Column: Met Tsjechië komt het nooit meer goed
Tsjechen hebben geen verstand van mode. Met die gedachte kwam ik zondagmiddag aan in Brno. Dagenlang liep ik door de stad en kreeg keer op keer mijn stereotyperende vooroordeel bevestigd. Waar de rest van de groep naar boven keek naar de mooie gebouwen, was mijn blik vrijwel constant op de grond gericht. Sokken in sandalen. Sokken. In. Sandalen. Ik kan niet verwachten dat iedereen eruitziet als een mannequin in de etalage van Tommy Hilfiger of Christian Dior, maar een hele natie die zich hermetisch schijnt te hebben afgesloten van ook maar iets dat met stijl te maken heeft, daar gaan alle alarmbellen van rinkelen.
Toen ik bij één van onze Tsjechische tolken te rade ging, werd ik gewezen op de blog van Ada. Eén van de weinige fashionable Tsjechen, en zelfbenoemd voorbeeld voor het hele land. De Rob Geus van de mode. Genadeloos krijgen stiekem gefotografeerde stadsgenoten op haar blog het keurmerk ‘hier word ik niet vrolijk van’. Te gek, die moet ik hebben.
Kritisch sta ik die ochtend voor de spiegel in ons pension. Alle kleding die mevrouw Klecka netjes had opgevouwen of in mijn kast gehangen, bezet nu mijn bed en een aanzienlijk deel van de vloer. Als ik met de koningin van modieus Tsjechië ga spreken, wil ik voor haar niet onderdoen. Daarom werd ook het etuitje met sieraden leeggegooid.
Om half drie had ik een afspraak bij café Onyx. Stipt dat ik ben, kom ik nooit te laat. Nu wel. Als ik om tien over half drie het terras van Onyx op stap, is er geen modemeisje te bekennen. Laat staan een modemeisje dat zoekende lijkt naar mij. Alle doemscenario’s passeren in mijn hoofd de revue. Het figuurlijke angstzweet begint zich aan te dienen.
Als ik met één oog nog een laatste keer op mijn telefoon kijk om te zien of ik toevallig een belletje heb gemist, werp ik met het andere oog een korte blik naar binnen. Het ziet er leeg uit. Niet verwonderlijk, het is al twee dagen meer dan warm en de mensen komen op de terrassen af als eksters op zilver. Om met een volledig ‘ik heb alles geprobeerd’-gevoel huiswaarts te kunnen keren, moest ik toch nog even binnen kijken.
Zoals ik had verwacht, was het binnen leeg.

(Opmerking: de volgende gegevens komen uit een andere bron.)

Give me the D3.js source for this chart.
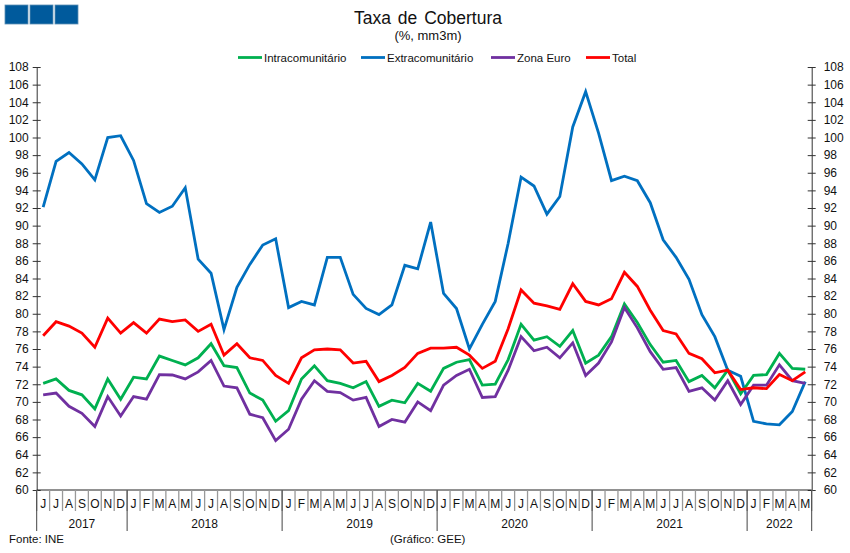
<!DOCTYPE html>
<html>
<head>
<meta charset="utf-8">
<script src="https://cdn.jsdelivr.net/npm/d3@7"></script>
<style>
  body { margin: 0; background: #fff; }
  text { font-family: "Liberation Sans", Arial, sans-serif; fill: #111; }
</style>
</head>
<body>
<svg id="chart" width="850" height="553"></svg>
<script>
var months = ["J","J","A","S","O","N","D",
  "J","F","M","A","M","J","J","A","S","O","N","D",
  "J","F","M","A","M","J","J","A","S","O","N","D",
  "J","F","M","A","M","J","J","A","S","O","N","D",
  "J","F","M","A","M","J","J","A","S","O","N","D",
  "J","F","M","A","M"];
var years = ["2017","2018","2019","2020","2021","2022"];
var yearCounts = [7, 12, 12, 12, 12, 5];

var intra = [72.1,72.6,71.3,70.8,69.2,72.6,70.3,
  72.8,72.6,75.2,74.7,74.2,75,76.6,74.1,73.9,71,70.2,67.8,
  69,72.6,74.1,72.4,72.1,71.6,72.3,69.5,70.2,69.9,72.1,71.2,
  73.8,74.5,74.8,71.9,72,74.8,78.8,77,77.4,76.3,78.1,74.4,
  75.3,77.4,81.1,79,76.5,74.5,74.7,72.3,73,71.6,73.6,70.9,
  73,73.1,75.5,73.8,73.7];
var extra = [92.1,97.3,98.3,97,95.2,100,100.2,
  97.4,92.5,91.5,92.2,94.3,86.2,84.6,78.2,83,85.6,87.8,88.5,
  80.7,81.4,81,86.4,86.4,82.2,80.6,79.9,81,85.5,85.1,90.4,
  82.3,80.6,76,78.8,81.4,88,95.5,94.5,91.3,93.3,101.2,105.2,
  100.5,95.1,95.6,95.1,92.6,88.4,86.4,83.9,79.9,77.4,73.6,72.9,
  67.8,67.5,67.4,68.9,72.3];
var zona = [70.8,71,69.5,68.7,67.2,70.6,68.4,
  70.6,70.3,73.1,73.05,72.6,73.4,74.7,71.8,71.6,68.6,68.2,65.6,
  66.9,70.3,72.4,71.2,71.05,70.2,70.5,67.2,68,67.7,70,69,
  71.9,73,73.7,70.5,70.6,73.6,77.4,75.8,76.2,75,76.7,73,
  74.4,76.8,80.7,78.4,75.7,73.7,73.9,71.2,71.6,70.2,72.4,69.7,
  71.9,71.9,74.2,72.4,72.1];
var total = [77.5,79.1,78.6,77.8,76.2,79.5,77.8,
  79,77.8,79.4,79.1,79.3,78,78.8,75.3,76.6,75,74.7,73,
  72.1,75,75.9,76,75.9,74.4,74.6,72.3,73,73.9,75.5,76.1,
  76.1,76.2,75.3,73.8,74.6,78.3,82.7,81.2,80.9,80.5,83.4,81.4,
  81,81.7,84.7,83.1,80.4,78.1,77.7,75.5,74.9,73.3,73.6,71.4,
  71.6,71.5,73.1,72.4,73.4];

var seriesNames = ["Intracomunitário","Extracomunitário","Zona Euro","Total"];
var seriesValues = [intra, extra, zona, total];
var seriesColors = ["#00b050","#0070c0","#7030a0","#ff0000"];
var drawOrder = [1, 0, 2, 3];
var legendX = [238, 361, 491, 586];

var plotLeft = 36.7, plotRight = 811.7, plotTop = 67, plotBottom = 490;
var svg = d3.select("#chart");

var x = d3.scaleBand().domain(d3.range(months.length)).range([plotLeft, plotRight]);
var y = d3.scaleLinear().domain([60, 108]).range([plotBottom, plotTop]);
var yTicks = d3.range(60, 109, 2);

// logo blocks
svg.selectAll(".logo").data([5, 30, 55]).enter().append("rect")
  .attr("x", function (d) { return d; }).attr("y", 5)
  .attr("width", 23).attr("height", 19)
  .attr("fill", "#005a9c").attr("stroke", "#5d8fb5").attr("stroke-width", 0.8);

svg.append("text").attr("x", 428).attr("y", 24).attr("text-anchor", "middle")
  .style("font-size", "17.5px").style("word-spacing", "2px").text("Taxa de Cobertura");
svg.append("text").attr("x", 428).attr("y", 40).attr("text-anchor", "middle")
  .style("font-size", "13px").text("(%, mm3m)");

// y axes, ticks cross the line
function styleAxis(g) {
  g.select(".domain").attr("stroke", "#333");
  g.selectAll(".tick line").attr("stroke", "#333").attr("x1", -4).attr("x2", 4);
  g.selectAll(".tick text").style("font-size", "12px").attr("fill", "#111");
}
svg.append("g").attr("transform", "translate(" + plotLeft + ",0)")
  .call(d3.axisLeft(y).tickValues(yTicks).tickSize(4).tickSizeOuter(0).tickPadding(4))
  .call(styleAxis);
svg.append("g").attr("transform", "translate(" + plotRight + ",0)")
  .call(d3.axisRight(y).tickValues(yTicks).tickSize(4).tickSizeOuter(0).tickPadding(8))
  .call(styleAxis);

// x axis: months and years
svg.append("line").attr("x1", plotLeft).attr("x2", plotRight).attr("y1", plotBottom).attr("y2", plotBottom)
  .attr("stroke", "#222");
svg.selectAll(".msep").data(d3.range(months.length + 1)).enter().append("line")
  .attr("x1", function (d) { return plotLeft + d * x.bandwidth(); })
  .attr("x2", function (d) { return plotLeft + d * x.bandwidth(); })
  .attr("y1", plotBottom).attr("y2", 511)
  .attr("stroke", "#999").attr("stroke-width", 1.3);
svg.selectAll(".mlabel").data(months).enter().append("text")
  .attr("x", function (d, i) { return x(i) + x.bandwidth() / 2; })
  .attr("y", 508).attr("text-anchor", "middle")
  .style("font-size", "12px").text(function (d) { return d; });

var cum = [0];
yearCounts.forEach(function (c, i) { cum.push(cum[i] + c); });
svg.selectAll(".ysep").data(cum).enter().append("line")
  .attr("x1", function (d) { return plotLeft + d * x.bandwidth(); })
  .attr("x2", function (d) { return plotLeft + d * x.bandwidth(); })
  .attr("y1", plotBottom).attr("y2", 531)
  .attr("stroke", "#444");
svg.selectAll(".ylabel").data(years).enter().append("text")
  .attr("x", function (d, i) { return plotLeft + (cum[i] + yearCounts[i] / 2) * x.bandwidth(); })
  .attr("y", 528).attr("text-anchor", "middle")
  .style("font-size", "12px").text(function (d) { return d; });

// lines
var line = d3.line()
  .x(function (d, i) { return x(i) + x.bandwidth() / 2; })
  .y(function (d) { return y(d); });
drawOrder.forEach(function (s) {
  svg.append("path").datum(seriesValues[s])
    .attr("d", line).attr("fill", "none")
    .attr("stroke", seriesColors[s]).attr("stroke-width", 2.8)
    .attr("stroke-linejoin", "miter");
});

// legend
seriesNames.forEach(function (name, i) {
  svg.append("line").attr("x1", legendX[i]).attr("x2", legendX[i] + 24)
    .attr("y1", 57.5).attr("y2", 57.5)
    .attr("stroke", seriesColors[i]).attr("stroke-width", 2.8);
  svg.append("text").attr("x", legendX[i] + 26).attr("y", 62)
    .style("font-size", "11.5px").text(name);
});

svg.append("text").attr("x", 9).attr("y", 543).style("font-size", "11.5px").text("Fonte: INE");
svg.append("text").attr("x", 390).attr("y", 543).style("font-size", "11.5px").text("(Gráfico: GEE)");
</script>
</body>
</html>
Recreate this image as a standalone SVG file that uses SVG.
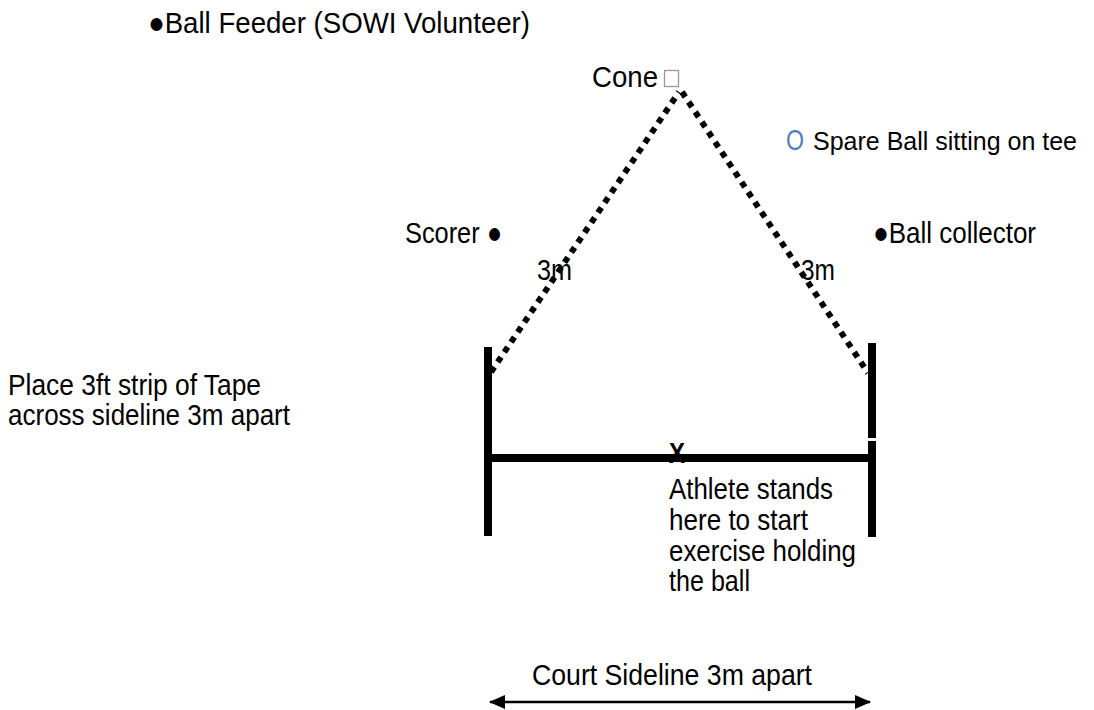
<svg xmlns="http://www.w3.org/2000/svg" width="1094" height="710" viewBox="0 0 1094 710">
<defs>
<style>
text{font-family:"Liberation Sans",Arial,sans-serif;font-size:30px;fill:#000}
.bar{stroke:#000;stroke-width:8;fill:none}
.dot{stroke:#000;stroke-width:6;stroke-dasharray:6 6;fill:none}
.arr{stroke:#000;stroke-width:2.5;fill:none}
</style>
<marker id="ah" viewBox="0 0 16 14" refX="15" refY="7" markerWidth="16" markerHeight="14" markerUnits="userSpaceOnUse" orient="auto-start-reverse">
<path d="M0,0 L16,7 L0,14 z" fill="#000"/>
</marker>
</defs>
<rect width="1094" height="710" fill="#fff"/>
<g id="connectors">
<line class="dot" x1="491" y1="372" x2="679" y2="92"/>
<line class="dot" x1="682" y1="92" x2="868" y2="373"/>
<line class="bar" x1="488" y1="347" x2="488" y2="536"/>
<line class="bar" x1="872" y1="343" x2="872" y2="438"/>
<line class="bar" x1="872" y1="441" x2="872" y2="537"/>
<line class="bar" x1="488" y1="458" x2="872" y2="458" stroke-width="7"/>
<line class="arr" x1="490" y1="702" x2="870" y2="702" marker-start="url(#ah)" marker-end="url(#ah)"/>
</g>
<g id="ball-feeder"><text x="148" y="33" textLength="382" lengthAdjust="spacingAndGlyphs">●Ball Feeder (SOWI Volunteer)</text></g>
<g id="cone">
<text x="592" y="87" textLength="66" lengthAdjust="spacingAndGlyphs">Cone</text>
<rect x="664.5" y="70.5" width="14" height="16" fill="none" stroke="#999" stroke-width="1.3"/>
</g>
<g id="spare-ball">
<text x="786" y="150" style="fill:#4f81bd" textLength="18" lengthAdjust="spacingAndGlyphs">O</text>
<text x="813" y="150" style="font-size:26px" textLength="264" lengthAdjust="spacingAndGlyphs">Spare Ball sitting on tee</text>
</g>
<g id="scorer"><text x="405" y="243" textLength="97" lengthAdjust="spacingAndGlyphs">Scorer ●</text></g>
<g id="ball-collector"><text x="873" y="243" textLength="163" lengthAdjust="spacingAndGlyphs">●Ball collector</text></g>
<g id="dist-left"><text x="537" y="280" textLength="35" lengthAdjust="spacingAndGlyphs">3m</text></g>
<g id="dist-right"><text x="801" y="280" textLength="34" lengthAdjust="spacingAndGlyphs">3m</text></g>
<g id="tape-note">
<text x="8" y="395" textLength="253" lengthAdjust="spacingAndGlyphs">Place 3ft strip of Tape</text>
<text x="8" y="425" textLength="282" lengthAdjust="spacingAndGlyphs">across sideline 3m apart</text>
</g>
<g id="athlete-mark"><text x="669" y="463" style="font-weight:bold;font-size:30px" textLength="16" lengthAdjust="spacingAndGlyphs">X</text></g>
<g id="athlete-note">
<text x="669" y="499" textLength="164" lengthAdjust="spacingAndGlyphs">Athlete stands</text>
<text x="669" y="530" textLength="139" lengthAdjust="spacingAndGlyphs">here to start</text>
<text x="669" y="561" textLength="187" lengthAdjust="spacingAndGlyphs">exercise holding</text>
<text x="669" y="591" textLength="81" lengthAdjust="spacingAndGlyphs">the ball</text>
</g>
<g id="sideline-label"><text x="532" y="685" textLength="280" lengthAdjust="spacingAndGlyphs">Court Sideline 3m apart</text></g>
</svg>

Op een wat conservatief ogende Tsjechische vrouw na, ze leek in de veertig. ‘Ah, daar heb je er weer zo één.’ Als ik mij omkeer om weer naar buiten te stappen, kruisen onze blikken kort. Als zij mij vervolgens met vraagtekens in haar ogen aankijkt, valt de Tsjechische kroon. ‘Are you Ada?’, vraag ik, terwijl ik moeite heb de teleurstelling niet te laten blijken. ‘Yes, I am’, zegt ze, ‘nice to meet you.’ Eén blik op de ‘modekoningin’ is genoeg. Het is duidelijk dat dit niet de persoon is die ik verwacht had te ontmoeten en haar uitleg over en kritiek op haar onmodieuze landgenoten verliezen als sneeuw voor de zon al hun waarde. Een telefonisch interview zou de dame gered hebben, maar nu kan ik niet anders dan vaststellen: met Tsjechië komt het nooit meer goed.